Material provided:

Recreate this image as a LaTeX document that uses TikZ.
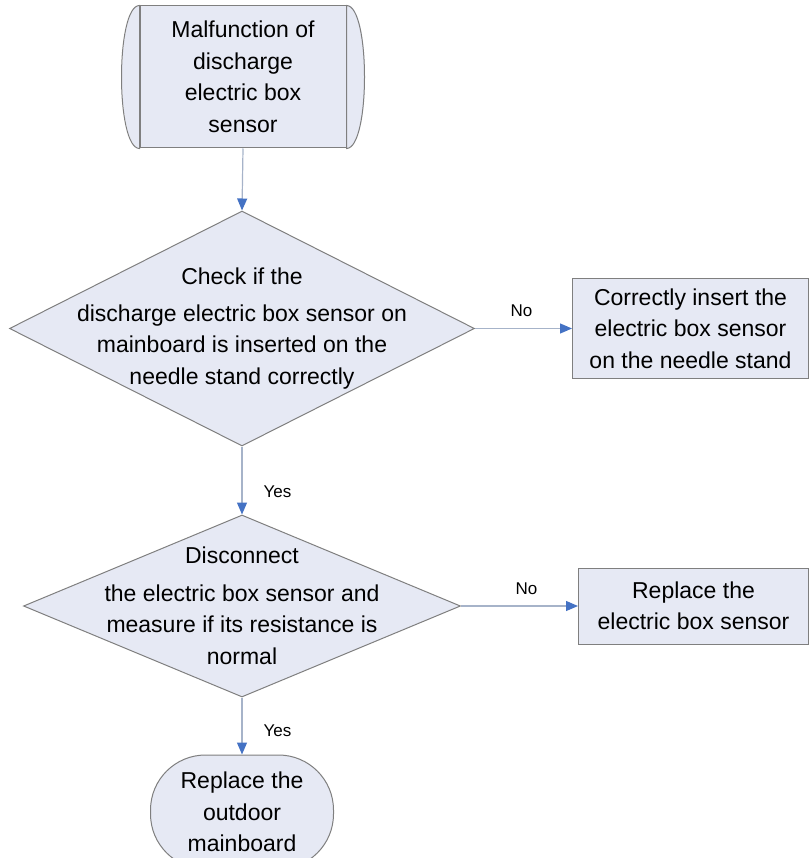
\documentclass[tikz,border=0pt]{standalone}
\usepackage{fontspec}
\setmainfont{Liberation Sans}
\usetikzlibrary{
  arrows.meta,
  shapes.geometric,
  positioning,
  calc
}
\definecolor{fcFill}{HTML}{E6E9F4}
\definecolor{fcEdge}{HTML}{7F7F7F}
\definecolor{fcLine}{HTML}{A6B3C9}
\definecolor{fcTip}{HTML}{4472C4}
\tikzset{
  fcnode/.style={
    draw=fcEdge, fill=fcFill, line width=1pt, align=center, inner sep=0pt,
    font=\fontsize{23}{31.5}\selectfont
  },
  procbox/.style={fcnode, minimum width=206pt, minimum height=142pt},
  bulge/.style={draw=fcEdge, fill=fcFill, line width=1pt},
  decision/.style={fcnode, diamond},
  actbox/.style={fcnode},
  endbox/.style={fcnode, rounded corners=55pt, minimum width=183pt, minimum height=114pt},
  fctext/.style={align=center, inner sep=0pt, font=\fontsize{23}{31.5}\selectfont},
  flow/.style={-{Triangle[length=12pt, width=10pt, color=fcTip]}, line width=1.2pt, fcLine},
  tag/.style={font=\fontsize{17}{20}\selectfont, inner sep=0pt, text=black}
}
\begin{document}
\begin{tikzpicture}[x=1pt, y=-1pt]
  \useasboundingbox (0,0) rectangle (810,858);
  % start
  \node[procbox] (start) at (243,77) {Malfunction of\\discharge\\electric box\\sensor};
  \draw[bulge] (start.north west) .. controls ($(start.north west)+(-24,0)$) and ($(start.south west)+(-24,0)$) .. (start.south west) -- cycle;
  \draw[bulge] (start.north east) .. controls ($(start.north east)+(24,0)$) and ($(start.south east)+(24,0)$) .. (start.south east) -- cycle;
  % checks
  \node[decision, minimum width=465pt, minimum height=235pt, below=62pt of start.south, anchor=north, xshift=-1pt] (chk) {};
  \node[fctext] (chktext) at (chk) {Check if the\\[5pt]discharge electric box sensor on\\mainboard is inserted on the\\needle stand correctly};
  \node[actbox, minimum width=236pt, minimum height=100pt, right=97pt of chk.east, anchor=west] (insert) {Correctly insert the\\electric box sensor\\on the needle stand};
  \node[decision, minimum width=437pt, minimum height=182pt, below=68pt of chk.south, anchor=north] (meas) {};
  \node[fctext] (meastext) at (meas) {Disconnect\\[6pt]the electric box sensor and\\measure if its resistance is\\normal};
  \node[actbox, minimum width=230pt, minimum height=76pt, right=117pt of meas.east, anchor=west] (sensor) {Replace the\\electric box sensor};
  \node[endbox, below=57pt of meas.south, anchor=north] (board) {Replace the\\outdoor\\mainboard};
  % arrows
  \draw[flow] (start.south) -- (chk.north);
  \draw[flow] (chk.east) -- node[tag, above=11pt, pos=0.48] (no1) {No} (insert.west);
  \draw[flow] (chk.south) -- node[tag, right=21pt, pos=0.66] (yes1) {Yes} (meas.north);
  \draw[flow] (meas.east) -- node[tag, above=11pt, pos=0.56] (no2) {No} (sensor.west);
  \draw[flow] (meas.south) -- node[tag, right=21pt, pos=0.58] (yes2) {Yes} (board.north);
\end{tikzpicture}
\end{document}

Task directions: Print the whole listing above once more, word for word, without its pictures.

Answer for the task:
Recreate this image as a LaTeX document that uses TikZ.
\documentclass[tikz,border=0pt]{standalone}
\usepackage{fontspec}
\setmainfont{Liberation Sans}
\usetikzlibrary{
  arrows.meta,
  shapes.geometric,
  positioning,
  calc
}
\definecolor{fcFill}{HTML}{E6E9F4}
\definecolor{fcEdge}{HTML}{7F7F7F}
\definecolor{fcLine}{HTML}{A6B3C9}
\definecolor{fcTip}{HTML}{4472C4}
\tikzset{
  fcnode/.style={
    draw=fcEdge, fill=fcFill, line width=1pt, align=center, inner sep=0pt,
    font=\fontsize{23}{31.5}\selectfont
  },
  procbox/.style={fcnode, minimum width=206pt, minimum height=142pt},
  bulge/.style={draw=fcEdge, fill=fcFill, line width=1pt},
  decision/.style={fcnode, diamond},
  actbox/.style={fcnode},
  endbox/.style={fcnode, rounded corners=55pt, minimum width=183pt, minimum height=114pt},
  fctext/.style={align=center, inner sep=0pt, font=\fontsize{23}{31.5}\selectfont},
  flow/.style={-{Triangle[length=12pt, width=10pt, color=fcTip]}, line width=1.2pt, fcLine},
  tag/.style={font=\fontsize{17}{20}\selectfont, inner sep=0pt, text=black}
}
\begin{document}
\begin{tikzpicture}[x=1pt, y=-1pt]
  \useasboundingbox (0,0) rectangle (810,858);
  % start
  \node[procbox] (start) at (243,77) {Malfunction of\\discharge\\electric box\\sensor};
  \draw[bulge] (start.north west) .. controls ($(start.north west)+(-24,0)$) and ($(start.south west)+(-24,0)$) .. (start.south west) -- cycle;
  \draw[bulge] (start.north east) .. controls ($(start.north east)+(24,0)$) and ($(start.south east)+(24,0)$) .. (start.south east) -- cycle;
  % checks
  \node[decision, minimum width=465pt, minimum height=235pt, below=62pt of start.south, anchor=north, xshift=-1pt] (chk) {};
  \node[fctext] (chktext) at (chk) {Check if the\\[5pt]discharge electric box sensor on\\mainboard is inserted on the\\needle stand correctly};
  \node[actbox, minimum width=236pt, minimum height=100pt, right=97pt of chk.east, anchor=west] (insert) {Correctly insert the\\electric box sensor\\on the needle stand};
  \node[decision, minimum width=437pt, minimum height=182pt, below=68pt of chk.south, anchor=north] (meas) {};
  \node[fctext] (meastext) at (meas) {Disconnect\\[6pt]the electric box sensor and\\measure if its resistance is\\normal};
  \node[actbox, minimum width=230pt, minimum height=76pt, right=117pt of meas.east, anchor=west] (sensor) {Replace the\\electric box sensor};
  \node[endbox, below=57pt of meas.south, anchor=north] (board) {Replace the\\outdoor\\mainboard};
  % arrows
  \draw[flow] (start.south) -- (chk.north);
  \draw[flow] (chk.east) -- node[tag, above=11pt, pos=0.48] (no1) {No} (insert.west);
  \draw[flow] (chk.south) -- node[tag, right=21pt, pos=0.66] (yes1) {Yes} (meas.north);
  \draw[flow] (meas.east) -- node[tag, above=11pt, pos=0.56] (no2) {No} (sensor.west);
  \draw[flow] (meas.south) -- node[tag, right=21pt, pos=0.58] (yes2) {Yes} (board.north);
\end{tikzpicture}
\end{document}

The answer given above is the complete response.